◆ **Set problem**
From the entries below, copy every line where the string "code" appears.

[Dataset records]
+++
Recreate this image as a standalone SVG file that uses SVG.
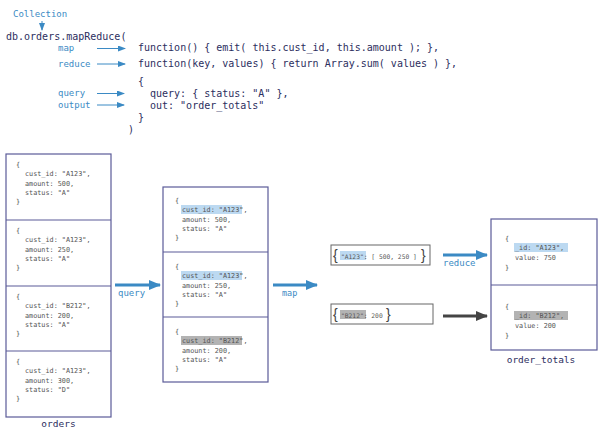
<svg xmlns="http://www.w3.org/2000/svg" width="604" height="435" viewBox="0 0 604 435">
<style>
.code{font-family:"DejaVu Sans Mono","Liberation Mono",monospace;font-size:10px;fill:#2c2e5e}
.lbl{font-family:"DejaVu Sans Mono","Liberation Mono",monospace;font-size:9px;fill:#3b8ac4}
.doc{font-family:"DejaVu Sans Mono","Liberation Mono",monospace;font-size:6.8px;fill:#555}
.kvt{font-family:"DejaVu Sans Mono","Liberation Mono",monospace;font-size:6.3px;fill:#555}
.name{font-family:"DejaVu Sans Mono","Liberation Mono",monospace;font-size:9.5px;fill:#2c2e5e}
.box{fill:#fff;stroke:#5b5b98;stroke-width:1.2}
.div{stroke:#5b5b98;stroke-width:1.2}
.kv{fill:#fff;stroke:#666;stroke-width:1}
.brace{font-family:"Liberation Sans","DejaVu Sans",sans-serif;font-size:14px;fill:#444}
.hb{fill:#bcd9f1}
.hg{fill:#b3b3b3}
.thin{stroke:#3b8ac4;stroke-width:1;fill:none}
.thick{stroke:#3b8ac4;stroke-width:3;fill:none}
.dark{stroke:#444;stroke-width:3;fill:none}
</style>
<defs>
<marker id="ah" markerWidth="8" markerHeight="6" refX="7" refY="3" orient="auto" markerUnits="userSpaceOnUse"><path d="M0,0 L8,3 L0,6 Z" fill="#3b8ac4"/></marker>
<marker id="AH" markerWidth="12" markerHeight="10" refX="11" refY="5" orient="auto" markerUnits="userSpaceOnUse"><path d="M0,0 L12,5 L0,10 Z" fill="#3b8ac4"/></marker>
<marker id="DH" markerWidth="12" markerHeight="10" refX="11" refY="5" orient="auto" markerUnits="userSpaceOnUse"><path d="M0,0 L12,5 L0,10 Z" fill="#444"/></marker>
</defs>

<g id="code">
<text class="lbl" x="13" y="17">Collection</text>
<text class="code" x="6" y="40">db.orders.mapReduce(</text>
<text class="lbl" x="58" y="51">map</text>
<text class="lbl" x="58" y="67">reduce</text>
<text class="lbl" x="58" y="96">query</text>
<text class="lbl" x="58" y="108">output</text>
<text class="code" x="138" y="51" xml:space="preserve">function() { emit( this.cust_id, this.amount ); },</text>
<text class="code" x="138" y="67" xml:space="preserve">function(key, values) { return Array.sum( values ) },</text>
<text class="code" x="138" y="85">{</text>
<text class="code" x="150" y="97" xml:space="preserve">query: { status: "A" },</text>
<text class="code" x="150" y="109" xml:space="preserve">out: "order_totals"</text>
<text class="code" x="138" y="121">}</text>
<text class="code" x="128" y="133">)</text>
</g>

<g id="orders">
<rect class="box" x="6" y="154" width="105" height="263"/>
<line class="div" x1="6" y1="220" x2="111" y2="220"/>
<line class="div" x1="6" y1="286" x2="111" y2="286"/>
<line class="div" x1="6" y1="351" x2="111" y2="351"/>
<text class="doc" x="16" y="167">{</text>
<text class="doc" x="25" y="176">cust_id: "A123",</text>
<text class="doc" x="25" y="185.5">amount: 500,</text>
<text class="doc" x="25" y="195">status: "A"</text>
<text class="doc" x="16" y="204">}</text>
<text class="doc" x="16" y="233">{</text>
<text class="doc" x="25" y="242">cust_id: "A123",</text>
<text class="doc" x="25" y="251.5">amount: 250,</text>
<text class="doc" x="25" y="261">status: "A"</text>
<text class="doc" x="16" y="270">}</text>
<text class="doc" x="16" y="299">{</text>
<text class="doc" x="25" y="308">cust_id: "B212",</text>
<text class="doc" x="25" y="317.5">amount: 200,</text>
<text class="doc" x="25" y="327">status: "A"</text>
<text class="doc" x="16" y="336">}</text>
<text class="doc" x="16" y="364">{</text>
<text class="doc" x="25" y="373">cust_id: "A123",</text>
<text class="doc" x="25" y="382.5">amount: 300,</text>
<text class="doc" x="25" y="392">status: "D"</text>
<text class="doc" x="16" y="401">}</text>
<text class="name" x="58.5" y="427" text-anchor="middle">orders</text>
</g>

<g id="filtered">
<rect class="box" x="163" y="187" width="105" height="195"/>
<line class="div" x1="163" y1="252" x2="268" y2="252"/>
<line class="div" x1="163" y1="317" x2="268" y2="317"/>
<rect class="hb" x="181" y="205" width="61" height="9"/>
<rect class="hb" x="181" y="271" width="61" height="9"/>
<rect class="hg" x="181" y="336" width="61" height="9"/>
<text class="doc" x="175" y="203">{</text>
<text class="doc" x="182" y="212">cust_id: "A123",</text>
<text class="doc" x="182" y="221.5">amount: 500,</text>
<text class="doc" x="182" y="231">status: "A"</text>
<text class="doc" x="175" y="240">}</text>
<text class="doc" x="175" y="269">{</text>
<text class="doc" x="182" y="278">cust_id: "A123",</text>
<text class="doc" x="182" y="287.5">amount: 250,</text>
<text class="doc" x="182" y="297">status: "A"</text>
<text class="doc" x="175" y="306">}</text>
<text class="doc" x="175" y="334">{</text>
<text class="doc" x="182" y="343">cust_id: "B212",</text>
<text class="doc" x="182" y="352.5">amount: 200,</text>
<text class="doc" x="182" y="362">status: "A"</text>
<text class="doc" x="175" y="371">}</text>
</g>

<g id="kvA123">
<rect class="kv" x="331" y="245" width="99" height="20"/>
<text class="brace" x="333" y="260">{</text>
<rect class="hb" x="340" y="251" width="26" height="9"/>
<text class="kvt" x="341" y="258.5" xml:space="preserve">"A123": [ 500, 250 ]</text>
<text class="brace" x="421" y="260">}</text>
</g>

<g id="kvB212">
<rect class="kv" x="331" y="304" width="102" height="20"/>
<text class="brace" x="333" y="319">{</text>
<rect class="hg" x="340" y="310" width="26" height="9"/>
<text class="kvt" x="341" y="317.5" xml:space="preserve">"B212": 200</text>
<text class="brace" x="386" y="319">}</text>
</g>

<g id="order_totals">
<rect class="box" x="491" y="219" width="106" height="131"/>
<line class="div" x1="491" y1="285" x2="597" y2="285"/>
<rect class="hb" x="514" y="243" width="54" height="9"/>
<rect class="hg" x="514" y="311" width="54" height="9"/>
<text class="doc" x="505" y="240.5">{</text>
<text class="doc" x="515" y="250">_id: "A123",</text>
<text class="doc" x="515" y="260">value: 750</text>
<text class="doc" x="505" y="269.5">}</text>
<text class="doc" x="505" y="309">{</text>
<text class="doc" x="515" y="318">_id: "B212",</text>
<text class="doc" x="515" y="328">value: 200</text>
<text class="doc" x="505" y="337.5">}</text>
<text class="name" x="541" y="363" text-anchor="middle">order_totals</text>
</g>

<g id="connectors">
<line class="thin" x1="42" y1="21" x2="42" y2="30" marker-end="url(#ah)"/>
<line class="thin" x1="97" y1="48.5" x2="125" y2="48.5" marker-end="url(#ah)"/>
<line class="thin" x1="97" y1="64" x2="125" y2="64" marker-end="url(#ah)"/>
<line class="thin" x1="97" y1="93.5" x2="124" y2="93.5" marker-end="url(#ah)"/>
<line class="thin" x1="97" y1="105" x2="124" y2="105" marker-end="url(#ah)"/>
<line class="thick" x1="115" y1="285" x2="160" y2="285" marker-end="url(#AH)"/>
<text class="lbl" x="118" y="296">query</text>
<line class="thick" x1="273" y1="285" x2="317" y2="285" marker-end="url(#AH)"/>
<text class="lbl" x="282" y="296" style="font-size:8.5px">map</text>
<line class="thick" x1="443" y1="255" x2="487" y2="255" marker-end="url(#AH)"/>
<text class="lbl" x="443" y="266">reduce</text>
<line class="dark" x1="443" y1="316" x2="487" y2="316" marker-end="url(#DH)"/>
</g>
</svg>
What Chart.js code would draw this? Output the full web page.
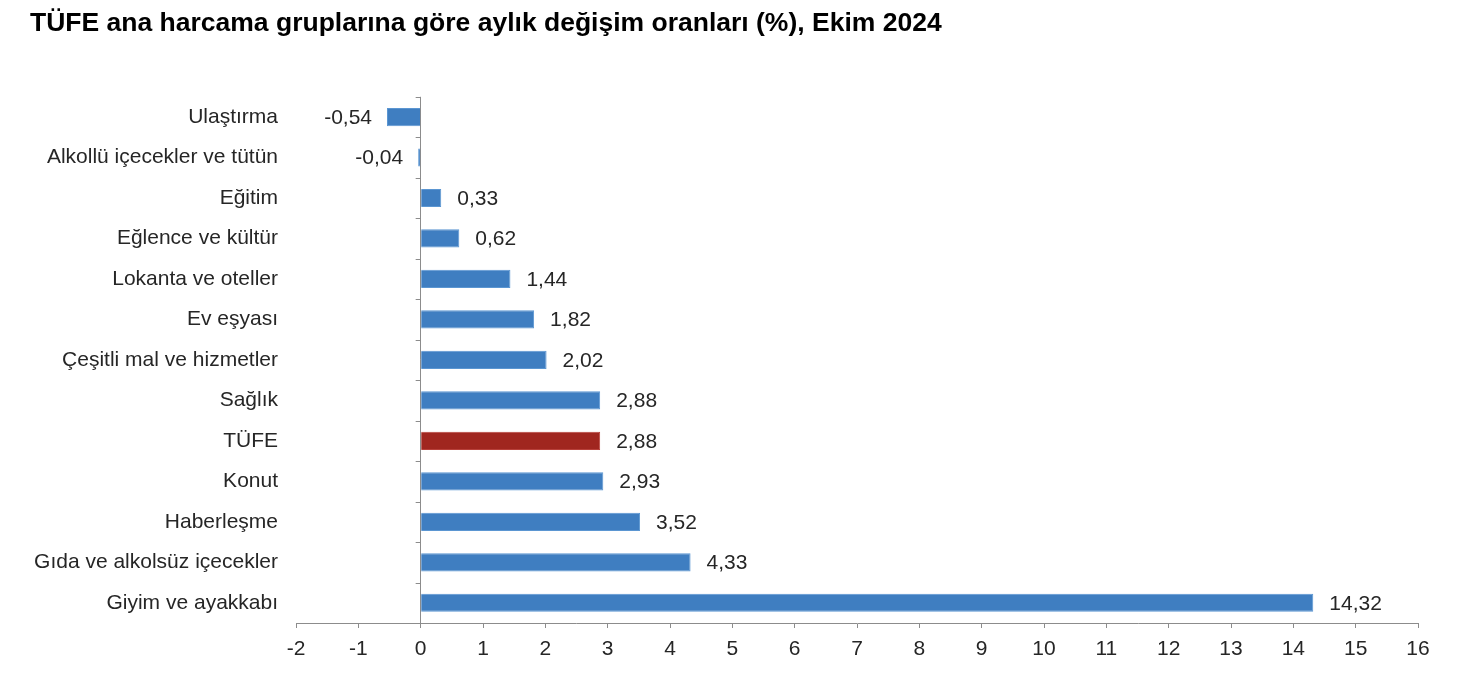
<!DOCTYPE html>
<html>
<head>
  <meta charset="utf-8">
  <title>TÜFE aylık değişim</title>
  <script src="https://cdn.jsdelivr.net/npm/chart.js"></script>
  <style>
    body { margin: 0; background: #fff; }
  </style>
</head>
<body>
  <canvas id="chart" width="1476" height="678"></canvas>
  <script>
    // Veriler
    const groups = ['Ulaştırma', 'Alkollü içecekler ve tütün', 'Eğitim', 'Eğlence ve kültür',
      'Lokanta ve oteller', 'Ev eşyası', 'Çeşitli mal ve hizmetler', 'Sağlık', 'TÜFE',
      'Konut', 'Haberleşme', 'Gıda ve alkolsüz içecekler', 'Giyim ve ayakkabı'];
    const changes = [-0.54, -0.04, 0.33, 0.62, 1.44, 1.82, 2.02, 2.88, 2.88, 2.93, 3.52, 4.33, 14.32];
    const xMin = -2;
    const xMax = 16;

    const FONT = 'Liberation Sans, Arial, sans-serif';
    const TEXT = '#262626';
    const AXIS = '#8c8c8c';

    // Etiketler çubukların ucuna
    const valueLabels = {
      id: 'valueLabels',
      afterDatasetsDraw(chart) {
        const c = chart.ctx;
        const meta = chart.getDatasetMeta(0);
        c.save();
        c.font = '21px ' + FONT;
        c.fillStyle = TEXT;
        c.textBaseline = 'middle';
        meta.data.forEach((bar, i) => {
          const v = changes[i];
          const txt = v.toFixed(2).replace('.', ',');
          if (v < 0) {
            c.textAlign = 'right';
            c.fillText(txt, bar.x - 15, bar.y + 1);
          } else {
            c.textAlign = 'left';
            c.fillText(txt, bar.x + 16, bar.y + 1);
          }
        });
        c.restore();
      }
    };

    // Sıfır çizgisindeki kategori çentikleri
    const zeroTicks = {
      id: 'zeroTicks',
      afterDraw(chart) {
        const c = chart.ctx;
        const x0 = chart.scales.x.getPixelForValue(0);
        const ys = chart.scales.y;
        c.save();
        c.strokeStyle = AXIS;
        c.lineWidth = 1;
        c.beginPath();
        for (let i = 0; i <= groups.length; i++) {
          const y = Math.round(ys.getPixelForValue(i - 0.5)) + 0.5;
          c.moveTo(x0 - 5, y);
          c.lineTo(x0, y);
        }
        c.stroke();
        c.restore();
      }
    };

    const ctx = document.getElementById('chart').getContext('2d');
    new Chart(ctx, {
      type: 'bar',
      data: {
        labels: groups,
        datasets: [{
          data: changes,
          backgroundColor: groups.map(g => g === 'TÜFE' ? '#a0261f' : '#3f7ec1'),
          borderColor: groups.map(g => g === 'TÜFE' ? '#b8403a' : '#5b96d2'),
          borderWidth: 1,
          barPercentage: 0.45,
          categoryPercentage: 1
        }]
      },
      options: {
        indexAxis: 'y',
        responsive: false,
        animation: false,
        layout: { padding: { left: 30, right: 58, top: 8, bottom: 0 } },
        plugins: {
          legend: { display: false },
          tooltip: { enabled: false },
          title: {
            display: true,
            text: 'TÜFE ana harcama gruplarına göre aylık değişim oranları (%), Ekim 2024',
            align: 'start',
            color: '#000',
            font: { family: FONT, size: 26.5, weight: 'bold' },
            padding: { top: 0, bottom: 57 }
          }
        },
        scales: {
          x: {
            min: xMin,
            max: xMax,
            ticks: { stepSize: 1, color: TEXT, font: { family: FONT, size: 21 }, padding: 9 },
            grid: {
              color: c => c.tick && c.tick.value === 0 ? AXIS : 'transparent',
              tickColor: AXIS,
              tickLength: 5
            },
            border: { color: AXIS },
            afterFit: s => { s.height = 55; }
          },
          y: {
            ticks: { color: TEXT, font: { family: FONT, size: 21 }, padding: 10 },
            grid: { display: false },
            border: { display: false },
            afterFit: s => { s.width = 266; }
          }
        }
      },
      plugins: [valueLabels, zeroTicks]
    });
  </script>
</body>
</html>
+++
◆ **Exercise answer**
.code{font-family:"DejaVu Sans Mono","Liberation Mono",monospace;font-size:10px;fill:#2c2e5e}
<g id="code">
<text class="code" x="6" y="40">db.orders.mapReduce(</text>
<text class="code" x="138" y="51" xml:space="preserve">function() { emit( this.cust_id, this.amount ); },</text>
<text class="code" x="138" y="67" xml:space="preserve">function(key, values) { return Array.sum( values ) },</text>
<text class="code" x="138" y="85">{</text>
<text class="code" x="150" y="97" xml:space="preserve">query: { status: "A" },</text>
<text class="code" x="150" y="109" xml:space="preserve">out: "order_totals"</text>
<text class="code" x="138" y="121">}</text>
<text class="code" x="128" y="133">)</text>
What Chart.js code would draw this? Output the full web page.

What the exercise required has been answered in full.